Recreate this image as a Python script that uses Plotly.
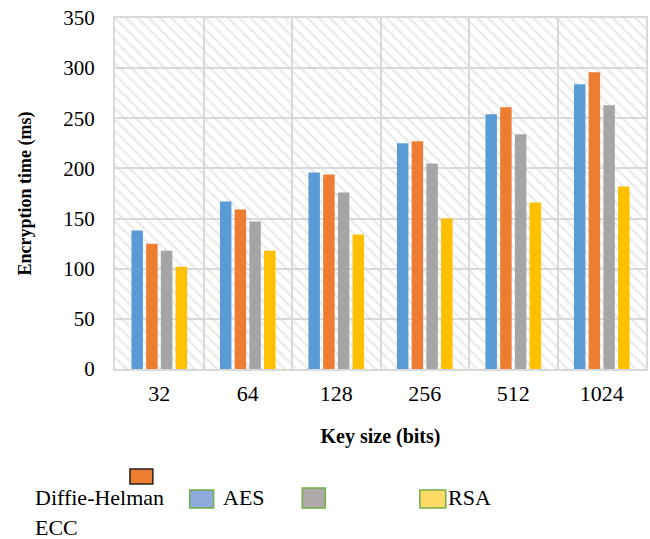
import plotly.graph_objects as go

categories = ["32", "64", "128", "256", "512", "1024"]
series_names = ["AES", "Diffie-Helman", "ECC", "RSA"]
aes = [138, 167, 196, 225, 254, 284]
diffie = [125, 159, 194, 227, 261, 296]
ecc = [118, 147, 176, 205, 234, 263]
rsa = [102, 118, 134, 150, 166, 182]
series_values = [aes, diffie, ecc, rsa]
colors = ["#5B9BD5", "#ED7D31", "#A5A5A5", "#FFC000"]
y_max = 350

SERIF = "Liberation Serif"
W, H = 650, 539
L, R, T, B = 115, 2, 18, 170

fig = go.Figure()

# hatched background on the main (hidden) subplot
fig.add_trace(go.Bar(
    x=[0.5], y=[y_max], width=[1], xaxis="x", yaxis="y",
    marker=dict(color="rgba(0,0,0,0)", line=dict(width=0),
                pattern=dict(shape="\\", fgcolor="#d4d4d4", bgcolor="rgba(0,0,0,0)",
                             size=8, solidity=0.28, fillmode="overlay")),
    hoverinfo="skip", showlegend=False,
))

for name, vals, col in zip(series_names, series_values, colors):
    fig.add_trace(go.Bar(
        x=categories, y=vals, name=name, xaxis="x2", yaxis="y2",
        marker=dict(color=col, line=dict(width=0)), showlegend=False,
    ))

fig.update_layout(
    width=W, height=H,
    margin=dict(l=L, r=R, t=T, b=B),
    paper_bgcolor="white", plot_bgcolor="white",
    barmode="group", bargap=0.335, bargroupgap=0.22,
    font=dict(family=SERIF, color="black"),
    xaxis=dict(type="linear", range=[0, 1], visible=False, fixedrange=True),
    yaxis=dict(range=[0, y_max], dtick=50, showgrid=True, gridcolor="#d9d9d9", gridwidth=2,
               showline=True, linecolor="#d9d9d9", linewidth=2, mirror=True,
               zeroline=False, ticks="", ticklabelstandoff=14,
               tickfont=dict(family=SERIF, size=21, color="black"),
               title=dict(text="<b>Encryption time (ms)</b>", standoff=27,
                          font=dict(family=SERIF, size=18, color="black"))),
    xaxis2=dict(type="category", overlaying="x", side="bottom", tickson="boundaries",
                showgrid=True, gridcolor="#d9d9d9", gridwidth=2,
                showline=True, linecolor="#d9d9d9", linewidth=2, mirror=True,
                ticks="", ticklabelstandoff=4,
                tickfont=dict(family=SERIF, size=22, color="black"),
                title=dict(text="<b>Key size (bits)</b>", standoff=24,
                           font=dict(family=SERIF, size=20, color="black"))),
    yaxis2=dict(overlaying="y", range=[0, y_max], visible=False, showgrid=False),
)

pw, ph = W - L - R, H - T - B
def px(x):
    return (x - L) / pw
def py(y):
    return (H - B - y) / ph

# custom legend (mimicking the reference layout)
boxes = [  # (series index, x0, y0, x1, y1, border color)
    (1, 130, 469, 153, 484, "#222222"),
    (0, 190, 490, 214, 508, "#70AD47"),
    (2, 303, 488, 326, 508, "#70AD47"),
    (3, 421, 490, 447, 508, "#70AD47"),
]
legend_fill = {0: "#8FAADC", 1: "#ED7D31", 2: "#AEAAAA", 3: "#FFD966"}
for idx, x0, y0, x1, y1, bc in boxes:
    fig.add_shape(type="rect", xref="paper", yref="paper",
                  x0=px(x0), x1=px(x1), y0=py(y1), y1=py(y0),
                  fillcolor=legend_fill[idx], line=dict(color=bc, width=1.5))

labels = [  # (series index, x, y)
    (1, 33, 497),
    (0, 221, 497),
    (3, 447, 497),
    (2, 33, 527),
]
for idx, x, y in labels:
    fig.add_annotation(text=series_names[idx], xref="paper", yref="paper",
                       x=px(x), y=py(y), xanchor="left", yanchor="middle",
                       showarrow=False, font=dict(family=SERIF, size=22, color="black"))

fig.write_html("out.html", config={"displayModeBar": False},
               post_script="document.body.style.margin='0';document.body.style.overflow='hidden';")
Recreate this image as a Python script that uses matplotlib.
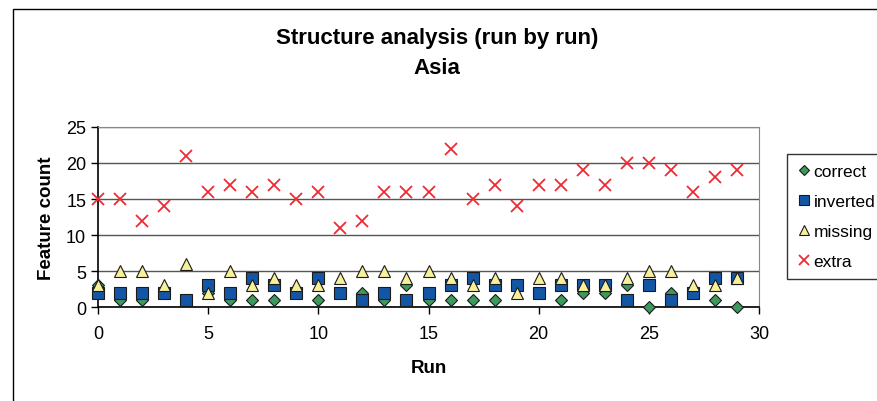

§ Your instructions
Repeat, exactly and in full, each line from the start of the data to the line that contains "import plotly.graph_objects as go". Pictures do not go in.

§ Response to the task
Recreate this image as a Python script that uses Plotly.
import plotly.graph_objects as go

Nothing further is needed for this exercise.